Collection System
Overview
The collection system systematically archives all WhatsApp data (contacts, messages, media) into PostgreSQL. It operates in three modes depending on user presence: CollectionService (user disconnected), FillService (user present but idle), and on-demand (user clicks a contact).
How It Works
CollectionService (user disconnected)
Triggered when the last browser tab closes and WhatsApp is in ready state. Processes every contact that hasn’t been collected yet:
- Resolve contact info from WhatsApp fiber data
- Cache avatar image
- Open chat via
searchAndOpenChat(phone)— types phone in WhatsApp search box, presses Enter - Verify correct chat opened (message
data-idattributes contain the chat’s waId) - Deep-load and archive all messages
- Download media files
- Insert boundary marker (“No earlier messages available”)
- Mark
collection_completed = true
Empty chat handling: If openChatId doesn’t contain @, it’s a header label (e.g., “Business Account”) — treated as empty chat, boundary marker inserted, marked complete.

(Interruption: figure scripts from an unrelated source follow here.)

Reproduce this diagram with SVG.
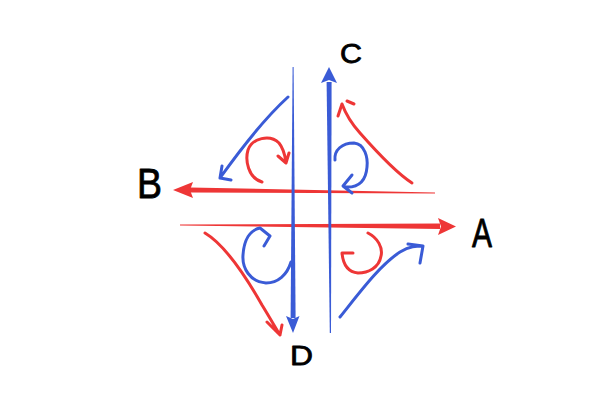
<svg xmlns="http://www.w3.org/2000/svg" width="602" height="410" viewBox="0 0 602 410">
<style>
.lbl{font-family:"Liberation Sans",Arial,sans-serif;fill:#000;stroke:#000;stroke-width:0.8;stroke-linejoin:round}
.b{stroke:#3a5bd6;fill:none;stroke-width:3;stroke-linecap:round;stroke-linejoin:round}
.r{stroke:#ee3636;fill:none;stroke-width:3;stroke-linecap:round;stroke-linejoin:round}
.bf{fill:#3a5bd6}
.rf{fill:#ee3636}
</style>
<rect width="602" height="410" fill="#fff"/>
<g id="connectors">
  <!-- main axes -->
  <g id="arrow-B">
    <polygon class="rf" points="190,187.5 435,192.6 435,193.6 190,192.5"/>
    <polygon class="rf" points="173,190 193,182 190,190 193,198"/>
  </g>
  <g id="arrow-A">
    <polygon class="rf" points="180,224.6 440,223.6 440,229 180,225.6"/>
    <polygon class="rf" points="456,226.5 438,218 441,226.5 438,235"/>
  </g>
  <g id="arrow-C">
    <polygon class="bf" points="326.6,82 331.6,82 331,333 329.8,333"/>
    <polygon class="bf" points="329,67 321,83 329,80 337,83"/>
  </g>
  <g id="arrow-D">
    <polygon class="bf" points="292.6,67 293.6,67 295.6,318 290.6,318"/>
    <polygon class="bf" points="293,333 286,316 293,319 299.5,316"/>
  </g>
  <!-- curved flows -->
  <path class="b" d="M288,97 C266,117 245,143 220,178 M222,166 L220,178 L231,180"/>
  <path class="r" d="M262,182 C248,178 245,160 248,150 C252,138 270,134 279,143 C284,149 285,156 286,162 M278,156 L286,163 L289,153"/>
  <path class="r" d="M412,183 C395,172 375,150 360,133 C350,122 345,112 342,104 M338,116 L342,104 M347,101 L354,104"/>
  <path class="b" d="M335,160 C334,150 342,143 354,143 C365,144 368,158 367,167 C366,180 360,188 345,187 M352,175 L343,186 L352,193"/>
  <path class="r" d="M205,233 C225,245 245,275 262,305 C270,318 275,327 280,335 M267,322 L280,335 L282,325"/>
  <path class="b" d="M291,262 C287,275 278,283 266,283 C250,282 242,268 243,255 C244,240 250,230 260,228 L270,236 L264,246"/>
  <path class="r" d="M368,233 C378,238 383,248 381,256 C379,268 368,273 358,273 C348,272 343,264 342,253 L353,253"/>
  <path class="b" d="M340,317 C360,292 380,265 400,252 C410,246 416,246 423,246 M408,244 L423,246 L420,263"/>
</g>
<g id="node-A"><text class="lbl" x="472" y="247" font-size="40" textLength="20" lengthAdjust="spacingAndGlyphs">A</text></g>
<g id="node-B"><text class="lbl" x="137" y="198" font-size="42" textLength="25" lengthAdjust="spacingAndGlyphs">B</text></g>
<g id="node-C"><text class="lbl" x="340" y="63" font-size="28" textLength="22" lengthAdjust="spacingAndGlyphs">C</text></g>
<g id="node-D"><text class="lbl" x="290" y="365" font-size="28" textLength="23" lengthAdjust="spacingAndGlyphs">D</text></g>
</svg>
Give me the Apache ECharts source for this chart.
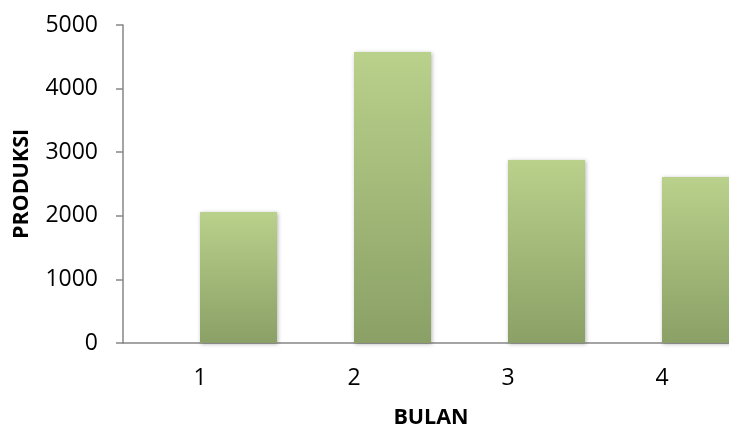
<!DOCTYPE html>
<html>
<head>
<meta charset="utf-8">
<script src="https://cdn.jsdelivr.net/npm/echarts@6/dist/echarts.min.js"></script>
<style>html,body{margin:0;padding:0;background:#fff}#c{width:729px;height:428px}</style>
</head>
<body>
<div id="c"></div>
<script>
const categories = ['1', '2', '3', '4'];
const produksi = [2060, 4575, 2877, 2610];
const emptySlot = [null, null, null, null];
const yTicks = { min: 0, max: 5000, interval: 1000 };

const chart = echarts.init(document.getElementById('c'));
const font = '"Open Sans", "Noto Sans", sans-serif';
chart.setOption({
  animation: false,
  grid: { left: 123, top: 25, bottom: 85, right: -10, containLabel: false, outerBoundsMode: 'none' },
  xAxis: {
    type: 'category',
    data: categories,
    name: 'BULAN',
    nameLocation: 'middle',
    nameGap: 64,
    nameTextStyle: { fontFamily: font, fontSize: 21.5, fontWeight: 'bold', color: '#000' },
    axisLine: { lineStyle: { color: '#868686', width: 1.5 } },
    axisTick: { show: false },
    axisLabel: { fontFamily: font, fontSize: 23, color: '#000', margin: 24 }
  },
  yAxis: {
    type: 'value',
    min: yTicks.min, max: yTicks.max, interval: yTicks.interval,
    name: 'PRODUKSI',
    nameLocation: 'middle',
    nameGap: 90,
    nameTextStyle: { fontFamily: font, fontSize: 21.5, fontWeight: 'bold', color: '#000' },
    axisLine: { show: true, lineStyle: { color: '#868686', width: 1.5 } },
    axisTick: { show: true, length: 7, lineStyle: { color: '#868686', width: 1.5 } },
    splitLine: { show: false },
    axisLabel: { fontFamily: font, fontSize: 23, color: '#000', margin: 25, formatter: v => String(v) }
  },
  series: [
    { type: 'bar', data: emptySlot, barGap: '0%', barCategoryGap: '0%' },
    {
      type: 'bar', data: produksi, barGap: '0%', barCategoryGap: '0%',
      itemStyle: {
        color: new echarts.graphic.LinearGradient(0, 0, 0, 1, [
          { offset: 0, color: '#b9d18b' },
          { offset: 1, color: '#8aa066' }
        ]),
        shadowBlur: 4, shadowColor: 'rgba(0,0,0,0.3)', shadowOffsetX: 1, shadowOffsetY: 1
      }
    }
  ]
});
</script>
</body>
</html>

Pace: 3 seconds between contacts. Full collection of ~340 contacts takes ~3 hours.
Abort conditions: User reconnects, WhatsApp disconnects, Chrome crashes.
FillService (user present, idle)
Runs same pipeline as CollectionService but only when user has been idle for 15+ seconds. Pauses immediately when user activity is detected.
On-Demand Loading
When user clicks a contact with no cached messages, messageController loads messages from the DOM on the fly.
Key Files
| File | Purpose |
|---|---|
backend/src/services/CollectionService.ts |
Main collection loop, runs when user disconnects |
backend/src/services/FillService.ts |
Idle-based collection when user is present |
backend/src/services/DataCollectionSteps.ts |
Shared per-contact functions (resolve, avatar, archive, media) |
backend/src/services/DOMReader.ts |
searchAndOpenChat(), scrapeAllContacts(), getRenderedMessages() |
gateway/src/monitor.ts |
checkCollectionOpportunities() — triggers collection on disconnected slices |
database/migrations/021-collection-status.sql |
Schema additions for collection tracking |
Database Columns
connection_state:
collection_status—idle|collecting|filling|upkeepcollection_progress— JSONB with{ total, completed, current, percent }collection_completed_at— timestamp when all contacts processed
contacts:
collection_completed— boolean, true when fully archivedmessages_archived_count— number of messages savedlast_collected_at— timestamp of last collection run
gateway.slices:
collection_status— mirrors the slice’s collection state
Boundary Markers
Every collected contact gets a boundary marker message:
wa_id:boundary_no_earlier_{chatId}message_type:boundaryfrom_wa_id:systembody: “No earlier messages available on the WhatsApp Web app…”timestamp: epoch 1 (sorts to beginning of chat)
Smart Scrape Gating
The full sidebar scrape (scrapeAllContacts()) only runs if:
- Contacts table is empty, OR
last_connected_atis more than 10 minutes ago, ORlast_connected_atis null
Quick restarts within 10 minutes skip the 90-second sidebar scroll.